The human consequences of trapping migrants along the border are self-evident. The political ones may also be severe—for Mexico and for the United States. When Germany forced countries on Europe’s periphery to bear the responsibility for housing the majority of migrants, it did little to quell—and may even have exacerbated—xenophobic uprisings in that nation and throughout the European Union.

Later the night I was there, the standing water at the Benito Juárez stadium was ankle-deep. People had lost many of their things: the clothing, bedding, mats that they needed to stay warm and dry and alive. The government announced that it was closing the shelter and opening another one about 30 minutes away, in a former concert hall—a place with few amenities, but, at least, a roof. Hundreds packed their belongings and loaded onto government buses.
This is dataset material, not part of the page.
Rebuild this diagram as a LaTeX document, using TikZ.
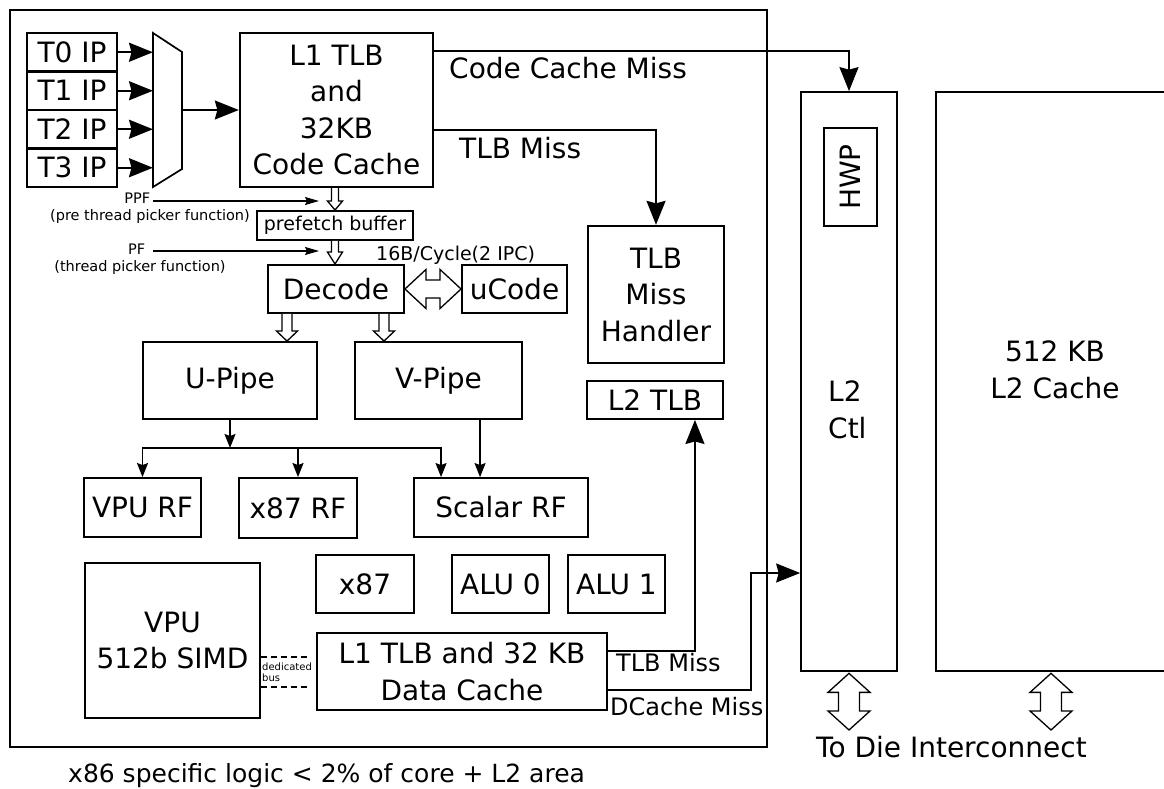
\documentclass[tikz,border=0pt]{standalone}
\usepackage{fontspec}
\setmainfont{DejaVu Sans}
\usetikzlibrary{arrows.meta,calc}

% font sizes (1pt = 1 output pixel)
\newcommand\fbig{\fontsize{28}{36.5}\selectfont}
\newcommand\fmid{\fontsize{19}{23}\selectfont}
\newcommand\fsml{\fontsize{24}{29}\selectfont}
\newcommand\fcap{\fontsize{25}{30}\selectfont}
\newcommand\fsm{\fontsize{14.5}{17}\selectfont}
\newcommand\ftiny{\fontsize{10}{11}\selectfont}

% hollow block arrow pointing down: start, end, half shaft, half head, head length
\newcommand\hollowdown[5]{%
  \draw[hollow] let \p1=(#1), \p2=(#2) in
    ({\x1-#3pt},\y1) -- ({\x1-#3pt},{\y2+#5pt}) -- ({\x1-#4pt},{\y2+#5pt})
    -- (\x1,\y2) -- ({\x1+#4pt},{\y2+#5pt}) -- ({\x1+#3pt},{\y2+#5pt})
    -- ({\x1+#3pt},\y1);}
% hollow double arrow, horizontal: left tip, right tip, half shaft, half head, head length
\newcommand\hollowlr[5]{%
  \draw[hollow] let \p1=(#1), \p2=(#2) in
    (\x1,\y1) -- ({\x1+#5pt},{\y1+#4pt}) -- ({\x1+#5pt},{\y1+#3pt})
    -- ({\x2-#5pt},{\y1+#3pt}) -- ({\x2-#5pt},{\y1+#4pt}) -- (\x2,\y1)
    -- ({\x2-#5pt},{\y1-#4pt}) -- ({\x2-#5pt},{\y1-#3pt})
    -- ({\x1+#5pt},{\y1-#3pt}) -- ({\x1+#5pt},{\y1-#4pt}) -- cycle;}
% hollow double arrow, vertical: top tip, bottom tip, half shaft, half head, head length
\newcommand\hollowud[5]{%
  \draw[hollow] let \p1=(#1), \p2=(#2) in
    (\x1,\y1) -- ({\x1+#4pt},{\y1-#5pt}) -- ({\x1+#3pt},{\y1-#5pt})
    -- ({\x1+#3pt},{\y2+#5pt}) -- ({\x1+#4pt},{\y2+#5pt}) -- (\x1,\y2)
    -- ({\x1-#4pt},{\y2+#5pt}) -- ({\x1-#3pt},{\y2+#5pt})
    -- ({\x1-#3pt},{\y1-#5pt}) -- ({\x1-#4pt},{\y1-#5pt}) -- cycle;}

\tikzset{
  box/.style={draw, line width=2.3pt, inner sep=0pt, align=center, font=\fbig},
  thinbox/.style={box, line width=1.7pt},
  txt/.style={inner sep=0pt, align=center},
  big/.style={line width=1.7pt, -{Stealth[length=24pt,width=19pt,inset=2.5pt]}},
  mid/.style={line width=1.6pt, -{Stealth[length=14pt,width=11pt,inset=2pt]}},
  fine/.style={line width=1.2pt, -{Stealth[length=14pt,width=8pt,inset=2pt]}},
  hollow/.style={draw, line width=1.3pt, fill=white, line join=miter},
  bus/.style={line width=1.2pt, dash pattern=on 6pt off 4pt},
}

\begin{document}
\begin{tikzpicture}[x=1pt,y=-1pt]
\useasboundingbox (0,0) rectangle (1164,789);

% core outline
\node[draw, line width=2.6pt, minimum width=757, minimum height=737, inner sep=0pt] (core) at (388.5,378.5) {};

% thread instruction pointers and picker
\node[box, minimum width=90, minimum height=38.5] (t0) at (72,52.25) {T0 IP};
\node[box, minimum width=90, minimum height=38.5] (t1) at (72,90.75) {T1 IP};
\node[box, minimum width=90, minimum height=38.5] (t2) at (72,129.25) {T2 IP};
\node[box, minimum width=90, minimum height=38.5] (t3) at (72,167.75) {T3 IP};
\draw[line width=1.7pt] (153,33) -- (182,52) -- (182,169) -- (153,187) -- cycle;
\coordinate (muxl) at (153,110);
\coordinate (muxr) at (182,110);

% front end
\node[box, minimum width=193, minimum height=154] (l1) at (336.5,110) {L1 TLB\\and\\32KB\\Code Cache};
\node[box, line width=1.9pt, font=\fmid, minimum width=156, minimum height=29] (pref) at (335,225.5) {prefetch buffer};
\node[box, line width=1.9pt, minimum width=136, minimum height=48] (decode) at (336,289) {Decode};
\node[box, line width=1.9pt, minimum width=105, minimum height=48] (ucode) at (514.5,289) {uCode};
\node[box, line width=1.9pt, minimum width=174, minimum height=77] (upipe) at (230,380.5) {U-Pipe};
\node[box, line width=1.9pt, minimum width=167, minimum height=77] (vpipe) at (438.5,380.5) {V-Pipe};
\node[box, minimum width=136, minimum height=137] (handler) at (656,294.5) {TLB\\Miss\\Handler};
\node[box, line width=1.9pt, minimum width=136, minimum height=38] (l2tlb) at (655,400) {L2 TLB};

% register files and execution units
\node[box, line width=1.9pt, minimum width=117, minimum height=59] (vpurf) at (142.5,507.5) {VPU RF};
\node[box, line width=1.9pt, minimum width=118, minimum height=60] (x87rf) at (298,508) {x87 RF};
\node[box, line width=1.9pt, minimum width=174, minimum height=59] (scalarrf) at (501,507.5) {Scalar RF};
\node[box, line width=1.9pt, minimum width=98, minimum height=58] (x87) at (365,584) {x87};
\node[box, line width=1.9pt, minimum width=97, minimum height=58] (alu0) at (500.5,584) {ALU 0};
\node[box, line width=1.9pt, minimum width=97, minimum height=58] (alu1) at (616.5,584) {ALU 1};
\node[box, minimum width=175, minimum height=155] (vpu) at (172.5,640.5) {VPU\\512b SIMD};
\node[box, line width=1.9pt, minimum width=290, minimum height=77] (dcache) at (462,671.5) {L1 TLB and 32 KB\\Data Cache};

% L2 side
\node[thinbox, minimum width=96, minimum height=579] (l2ctl) at (849,381.5) {};
\node[thinbox, rotate=90, minimum width=98, minimum height=53] (hwp) at (850.5,177) {HWP};
\node[txt, font=\fbig, anchor=west, align=left] (l2ctlt) at (828,410) {L2\\Ctl};
\node[thinbox, minimum width=234, minimum height=579] (l2cache) at (1053,381.5) {};
\node[txt, font=\fbig] (l2cachet) at (1055,370) {512 KB\\L2 Cache};

% picker inputs
\foreach \i in {0,...,3} \draw[big] (t\i.east) -- (t\i.east -| muxl);
\draw[big] (muxr) -- (muxr -| l1.west);

% thread picker labels
\node[txt, font=\fsm, anchor=east] (ppf) at (150.5,198) {PPF};
\node[txt, font=\fsm] (ppfd) at (150,216) {(pre thread picker function)};
\node[txt, font=\fsm, anchor=east] (pf) at (145.5,249) {PF};
\node[txt, font=\fsm] (pfd) at (140,267) {(thread picker function)};
\coordinate (ppfs) at (153,201);
\coordinate (ppfe) at (319,201);
\coordinate (pfs) at (153,251);
\coordinate (pfe) at (319,251);
\draw[fine] (ppfs) -- (ppfe);
\draw[fine] (pfs) -- (pfe);

% block arrows through the front end
\hollowdown{l1.south -| pref.north}{pref.north}{3.5}{7.5}{9}
\hollowdown{pref.south}{decode.north}{3.5}{7.5}{12}
\hollowdown{$(decode.south)+(-49,0)$}{upipe.north}{5}{10.5}{10}
\hollowdown{$(decode.south)+(48,0)$}{vpipe.north}{5}{10.5}{10}
\hollowlr{decode.east}{ucode.west}{9}{19.5}{21}
\node[txt, font=\fmid, anchor=base west] (bw) at (376,260) {16B/Cycle(2 IPC)};

% misses to L2
\draw[big] ($(l1.north east)+(0,19)$) -| (l2ctl.north);
\node[txt, font=\fbig, anchor=base west] (ccm) at (449,79) {Code Cache Miss};
\draw[big] ($(l1.south east)+(0,-58)$) -| (handler.north);
\node[txt, font=\fbig, anchor=base west] (itlbm) at (459,158) {TLB Miss};

% pipes to register files
\coordinate (jn) at (230,448);
\coordinate (sr1) at ($(scalarrf.north west)+(28,0)$);
\coordinate (sr2) at ($(scalarrf.north west)+(67,0)$);
\draw[mid] (upipe.south) -- (jn);
\draw[mid] (jn) -| (vpurf.north);
\draw[mid] (jn) -| (x87rf.north);
\draw[mid] (jn) -| (sr1);
\draw[mid] (vpipe.south -| sr2) -- (sr2);

% dedicated bus between VPU and data cache
\draw[bus] ($(vpu.east |- dcache.west)+(0,-14.5)$) -- ($(dcache.west)+(-5,-14.5)$);
\draw[bus] ($(vpu.east |- dcache.west)+(0,15.5)$) -- ($(dcache.west)+(-5,15.5)$);
\node[txt, font=\ftiny, anchor=west, align=left] (busl) at (262,672) {dedicated\\bus};

% data side misses
\draw[big] ($(dcache.east)+(0,-20.5)$) -| ($(l2tlb.south east)+(-29,0)$);
\node[txt, font=\fsml, anchor=base west] (dtlbm) at (616,671) {TLB Miss};
\coordinate (dm) at (751,573);
\draw[big] ($(dcache.east)+(0,18.5)$) -| (dm) -- (dm -| l2ctl.west);
\node[txt, font=\fsml, anchor=base west] (dcm) at (610,715) {DCache Miss};

% die interconnect
\coordinate (ctlio) at (849,730);
\coordinate (cacheio) at (1051,730);
\hollowud{$(l2ctl.south)+(0,1.5)$}{ctlio}{10.5}{21}{19}
\hollowud{$(l2cache.south -| cacheio)+(0,1.5)$}{cacheio}{10.5}{21}{19}
\node[txt, font=\fbig, anchor=base west] (die) at (816,757) {To Die Interconnect};

\node[txt, font=\fcap, anchor=base west] (caption) at (68,782) {x86 specific logic < 2\% of core + L2 area};
\end{tikzpicture}
\end{document}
Others decided to stay. “Why would I trust the government?” a Salvadoran man told me. There were rumors that the new shelter was an old jail, that the move was a trap to lock migrants up and then ship them back home. From inside the Benito Juárez stadium, you could see the border itself, and the wall that cut like a spine across the sky.

By morning, the water had receded; all that was left was the detritus of what had been lost and ruined. Meanwhile, the hunger strikers continued to refuse food, hoping that someone would take notice and meet their relatively humble demands: to cross the border into the United States, be put into detention, and plead for the right to protection under the U.S. law.